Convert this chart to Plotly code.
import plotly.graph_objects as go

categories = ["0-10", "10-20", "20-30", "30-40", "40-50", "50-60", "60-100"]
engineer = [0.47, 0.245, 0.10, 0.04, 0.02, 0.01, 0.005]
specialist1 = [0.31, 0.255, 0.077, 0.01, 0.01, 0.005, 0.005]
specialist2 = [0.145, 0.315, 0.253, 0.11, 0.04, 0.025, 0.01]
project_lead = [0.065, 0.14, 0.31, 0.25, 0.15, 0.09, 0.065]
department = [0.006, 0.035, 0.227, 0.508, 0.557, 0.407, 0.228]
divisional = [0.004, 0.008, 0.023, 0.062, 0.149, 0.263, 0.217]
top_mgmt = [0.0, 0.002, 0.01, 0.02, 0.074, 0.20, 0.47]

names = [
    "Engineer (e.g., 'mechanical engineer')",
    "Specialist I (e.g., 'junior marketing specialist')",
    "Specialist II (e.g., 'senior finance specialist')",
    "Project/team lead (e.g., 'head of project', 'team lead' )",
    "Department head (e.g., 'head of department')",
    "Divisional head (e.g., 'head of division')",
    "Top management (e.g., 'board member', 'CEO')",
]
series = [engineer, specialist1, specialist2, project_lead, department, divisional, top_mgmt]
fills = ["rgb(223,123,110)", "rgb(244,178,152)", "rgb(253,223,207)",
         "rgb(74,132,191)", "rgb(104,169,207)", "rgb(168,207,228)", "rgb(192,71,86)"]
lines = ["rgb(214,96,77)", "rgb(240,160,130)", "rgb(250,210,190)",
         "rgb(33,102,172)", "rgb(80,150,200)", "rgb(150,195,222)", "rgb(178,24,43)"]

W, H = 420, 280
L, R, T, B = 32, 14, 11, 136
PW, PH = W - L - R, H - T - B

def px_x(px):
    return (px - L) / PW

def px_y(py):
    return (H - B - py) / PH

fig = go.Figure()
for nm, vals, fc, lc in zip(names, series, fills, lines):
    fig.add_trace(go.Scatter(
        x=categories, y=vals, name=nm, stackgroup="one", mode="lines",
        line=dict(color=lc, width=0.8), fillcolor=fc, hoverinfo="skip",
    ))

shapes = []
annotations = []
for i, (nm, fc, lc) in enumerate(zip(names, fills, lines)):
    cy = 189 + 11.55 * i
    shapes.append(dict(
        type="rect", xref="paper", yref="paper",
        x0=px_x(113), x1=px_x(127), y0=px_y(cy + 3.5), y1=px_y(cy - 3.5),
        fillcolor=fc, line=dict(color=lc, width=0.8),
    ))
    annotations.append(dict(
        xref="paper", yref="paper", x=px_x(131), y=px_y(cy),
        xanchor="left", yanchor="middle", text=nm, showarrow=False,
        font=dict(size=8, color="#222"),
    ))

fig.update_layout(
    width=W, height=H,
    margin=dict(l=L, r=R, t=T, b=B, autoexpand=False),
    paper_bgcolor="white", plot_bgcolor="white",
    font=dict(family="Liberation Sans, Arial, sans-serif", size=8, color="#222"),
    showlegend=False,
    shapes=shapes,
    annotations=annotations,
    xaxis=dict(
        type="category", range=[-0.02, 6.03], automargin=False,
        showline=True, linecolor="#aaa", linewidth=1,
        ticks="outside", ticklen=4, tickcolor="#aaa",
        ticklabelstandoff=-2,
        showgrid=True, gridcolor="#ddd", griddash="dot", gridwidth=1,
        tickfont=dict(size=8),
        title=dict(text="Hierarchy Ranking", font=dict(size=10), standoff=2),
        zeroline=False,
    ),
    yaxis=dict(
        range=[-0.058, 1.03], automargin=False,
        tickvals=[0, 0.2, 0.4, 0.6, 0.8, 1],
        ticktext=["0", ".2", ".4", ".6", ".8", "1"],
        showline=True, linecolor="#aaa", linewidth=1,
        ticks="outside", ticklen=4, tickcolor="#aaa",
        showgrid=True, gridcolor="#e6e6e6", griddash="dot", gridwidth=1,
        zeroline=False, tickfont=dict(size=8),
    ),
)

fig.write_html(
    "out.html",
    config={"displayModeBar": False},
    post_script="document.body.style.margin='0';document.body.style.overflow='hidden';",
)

• _What the task requires_:
Exactly repeat the lines above, from the opening line through the one with "top_mgmt = [0.0, 0.002, 0.01, 0.02, 0.074, 0.20, 0.47]", and include nothing else.

• _Reply_:
Convert this chart to Plotly code.
import plotly.graph_objects as go

categories = ["0-10", "10-20", "20-30", "30-40", "40-50", "50-60", "60-100"]
engineer = [0.47, 0.245, 0.10, 0.04, 0.02, 0.01, 0.005]
specialist1 = [0.31, 0.255, 0.077, 0.01, 0.01, 0.005, 0.005]
specialist2 = [0.145, 0.315, 0.253, 0.11, 0.04, 0.025, 0.01]
project_lead = [0.065, 0.14, 0.31, 0.25, 0.15, 0.09, 0.065]
department = [0.006, 0.035, 0.227, 0.508, 0.557, 0.407, 0.228]
divisional = [0.004, 0.008, 0.023, 0.062, 0.149, 0.263, 0.217]
top_mgmt = [0.0, 0.002, 0.01, 0.02, 0.074, 0.20, 0.47]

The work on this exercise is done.